PROBLEM TO SOLVE:
Please transcribe the data below exactly. Leave the pictures out.

DATA EXTRACT:
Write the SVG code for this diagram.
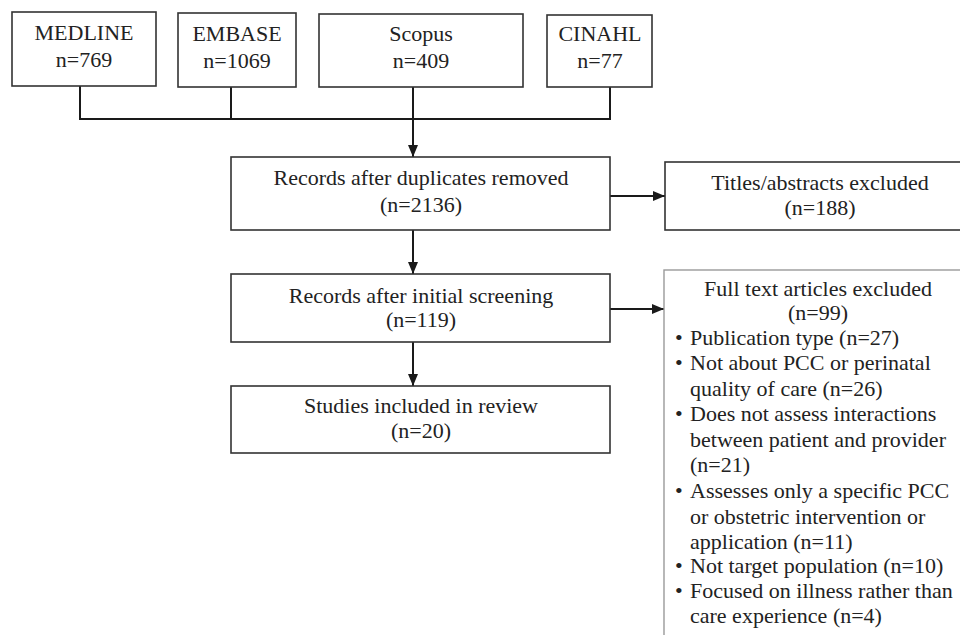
<svg xmlns="http://www.w3.org/2000/svg" width="960" height="635" viewBox="0 0 960 635">
  <style>
    .box { fill: #ffffff; stroke: #333333; stroke-width: 1.6; }
    .box-light { fill: #ffffff; stroke: #9a9a9a; stroke-width: 1.4; }
    .wire { fill: none; stroke: #1a1a1a; stroke-width: 2; }
    text { font-family: "Liberation Serif", "Times New Roman", serif; font-size: 22px; fill: #222222; }
    .c { text-anchor: middle; }
  </style>
  <defs>
    <marker id="arrow" markerWidth="12" markerHeight="10" refX="12" refY="5" orient="auto" markerUnits="userSpaceOnUse">
      <path d="M0,0 L12,5 L0,10 Z" fill="#1a1a1a"/>
    </marker>
  </defs>
  <rect x="0" y="0" width="960" height="635" fill="#ffffff"/>

  <!-- connectors -->
  <g id="connectors">
    <path class="wire" d="M80,86 V119 H610 V87 M231,87 V119 M413,87 V119"/>
    <path class="wire" d="M413,119 V157" marker-end="url(#arrow)"/>
    <path class="wire" d="M413,230 V274" marker-end="url(#arrow)"/>
    <path class="wire" d="M413,342 V386" marker-end="url(#arrow)"/>
    <path class="wire" d="M610,196 H665" marker-end="url(#arrow)"/>
    <path class="wire" d="M610,309 H664" marker-end="url(#arrow)"/>
  </g>

  <!-- source databases -->
  <g id="medline">
    <rect class="box" x="12" y="12" width="144" height="74"/>
    <text class="c" x="84" y="40">MEDLINE</text>
    <text class="c" x="84" y="67">n=769</text>
  </g>
  <g id="embase">
    <rect class="box" x="178" y="13" width="118" height="74"/>
    <text class="c" x="237" y="41">EMBASE</text>
    <text class="c" x="237" y="68">n=1069</text>
  </g>
  <g id="scopus">
    <rect class="box" x="319" y="14" width="204" height="73"/>
    <text class="c" x="421" y="41">Scopus</text>
    <text class="c" x="421" y="68">n=409</text>
  </g>
  <g id="cinahl">
    <rect class="box" x="547" y="15" width="105" height="72"/>
    <text class="c" x="600" y="41">CINAHL</text>
    <text class="c" x="600" y="68">n=77</text>
  </g>

  <!-- screening stages -->
  <g id="duplicates-removed">
    <rect class="box" x="231" y="157" width="379" height="73"/>
    <text class="c" x="421" y="185">Records after duplicates removed</text>
    <text class="c" x="421" y="212">(n=2136)</text>
  </g>
  <g id="titles-excluded">
    <rect class="box" x="665" y="162" width="310" height="68"/>
    <text class="c" x="820" y="190">Titles/abstracts excluded</text>
    <text class="c" x="820" y="215">(n=188)</text>
  </g>
  <g id="initial-screening">
    <rect class="box" x="231" y="274" width="379" height="68"/>
    <text class="c" x="421" y="303">Records after initial screening</text>
    <text class="c" x="421" y="327">(n=119)</text>
  </g>
  <g id="studies-included">
    <rect class="box" x="231" y="386" width="379" height="67"/>
    <text class="c" x="421" y="413">Studies included in review</text>
    <text class="c" x="421" y="438">(n=20)</text>
  </g>

  <!-- full-text exclusions -->
  <g id="fulltext-excluded">
    <rect class="box-light" x="664" y="270" width="320" height="380"/>
    <text class="c" x="818" y="296">Full text articles excluded</text>
    <text class="c" x="818" y="320">(n=99)</text>
    <g>
      <text x="675" y="345">•</text>
      <text x="690" y="345">Publication type (n=27)</text>
      <text x="675" y="370">•</text>
      <text x="690" y="370">Not about PCC or perinatal</text>
      <text x="690" y="396">quality of care (n=26)</text>
      <text x="675" y="421">•</text>
      <text x="690" y="421">Does not assess interactions</text>
      <text x="690" y="447">between patient and provider</text>
      <text x="690" y="472">(n=21)</text>
      <text x="675" y="498">•</text>
      <text x="690" y="498">Assesses only a specific PCC</text>
      <text x="690" y="524">or obstetric intervention or</text>
      <text x="690" y="549">application (n=11)</text>
      <text x="675" y="573">•</text>
      <text x="690" y="573">Not target population (n=10)</text>
      <text x="675" y="598">•</text>
      <text x="690" y="598">Focused on illness rather than</text>
      <text x="690" y="623">care experience (n=4)</text>
    </g>
  </g>
</svg>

OUTPUT BELOW:
Write the SVG code for this diagram.
<svg xmlns="http://www.w3.org/2000/svg" width="960" height="635" viewBox="0 0 960 635">
  <style>
    .box { fill: #ffffff; stroke: #333333; stroke-width: 1.6; }
    .box-light { fill: #ffffff; stroke: #9a9a9a; stroke-width: 1.4; }
    .wire { fill: none; stroke: #1a1a1a; stroke-width: 2; }
    text { font-family: "Liberation Serif", "Times New Roman", serif; font-size: 22px; fill: #222222; }
    .c { text-anchor: middle; }
  </style>
  <defs>
    <marker id="arrow" markerWidth="12" markerHeight="10" refX="12" refY="5" orient="auto" markerUnits="userSpaceOnUse">
      <path d="M0,0 L12,5 L0,10 Z" fill="#1a1a1a"/>
    </marker>
  </defs>
  <rect x="0" y="0" width="960" height="635" fill="#ffffff"/>

  <!-- connectors -->
  <g id="connectors">
    <path class="wire" d="M80,86 V119 H610 V87 M231,87 V119 M413,87 V119"/>
    <path class="wire" d="M413,119 V157" marker-end="url(#arrow)"/>
    <path class="wire" d="M413,230 V274" marker-end="url(#arrow)"/>
    <path class="wire" d="M413,342 V386" marker-end="url(#arrow)"/>
    <path class="wire" d="M610,196 H665" marker-end="url(#arrow)"/>
    <path class="wire" d="M610,309 H664" marker-end="url(#arrow)"/>
  </g>

  <!-- source databases -->
  <g id="medline">
    <rect class="box" x="12" y="12" width="144" height="74"/>
    <text class="c" x="84" y="40">MEDLINE</text>
    <text class="c" x="84" y="67">n=769</text>
  </g>
  <g id="embase">
    <rect class="box" x="178" y="13" width="118" height="74"/>
    <text class="c" x="237" y="41">EMBASE</text>
    <text class="c" x="237" y="68">n=1069</text>
  </g>
  <g id="scopus">
    <rect class="box" x="319" y="14" width="204" height="73"/>
    <text class="c" x="421" y="41">Scopus</text>
    <text class="c" x="421" y="68">n=409</text>
  </g>
  <g id="cinahl">
    <rect class="box" x="547" y="15" width="105" height="72"/>
    <text class="c" x="600" y="41">CINAHL</text>
    <text class="c" x="600" y="68">n=77</text>
  </g>

  <!-- screening stages -->
  <g id="duplicates-removed">
    <rect class="box" x="231" y="157" width="379" height="73"/>
    <text class="c" x="421" y="185">Records after duplicates removed</text>
    <text class="c" x="421" y="212">(n=2136)</text>
  </g>
  <g id="titles-excluded">
    <rect class="box" x="665" y="162" width="310" height="68"/>
    <text class="c" x="820" y="190">Titles/abstracts excluded</text>
    <text class="c" x="820" y="215">(n=188)</text>
  </g>
  <g id="initial-screening">
    <rect class="box" x="231" y="274" width="379" height="68"/>
    <text class="c" x="421" y="303">Records after initial screening</text>
    <text class="c" x="421" y="327">(n=119)</text>
  </g>
  <g id="studies-included">
    <rect class="box" x="231" y="386" width="379" height="67"/>
    <text class="c" x="421" y="413">Studies included in review</text>
    <text class="c" x="421" y="438">(n=20)</text>
  </g>

  <!-- full-text exclusions -->
  <g id="fulltext-excluded">
    <rect class="box-light" x="664" y="270" width="320" height="380"/>
    <text class="c" x="818" y="296">Full text articles excluded</text>
    <text class="c" x="818" y="320">(n=99)</text>
    <g>
      <text x="675" y="345">•</text>
      <text x="690" y="345">Publication type (n=27)</text>
      <text x="675" y="370">•</text>
      <text x="690" y="370">Not about PCC or perinatal</text>
      <text x="690" y="396">quality of care (n=26)</text>
      <text x="675" y="421">•</text>
      <text x="690" y="421">Does not assess interactions</text>
      <text x="690" y="447">between patient and provider</text>
      <text x="690" y="472">(n=21)</text>
      <text x="675" y="498">•</text>
      <text x="690" y="498">Assesses only a specific PCC</text>
      <text x="690" y="524">or obstetric intervention or</text>
      <text x="690" y="549">application (n=11)</text>
      <text x="675" y="573">•</text>
      <text x="690" y="573">Not target population (n=10)</text>
      <text x="675" y="598">•</text>
      <text x="690" y="598">Focused on illness rather than</text>
      <text x="690" y="623">care experience (n=4)</text>
    </g>
  </g>
</svg>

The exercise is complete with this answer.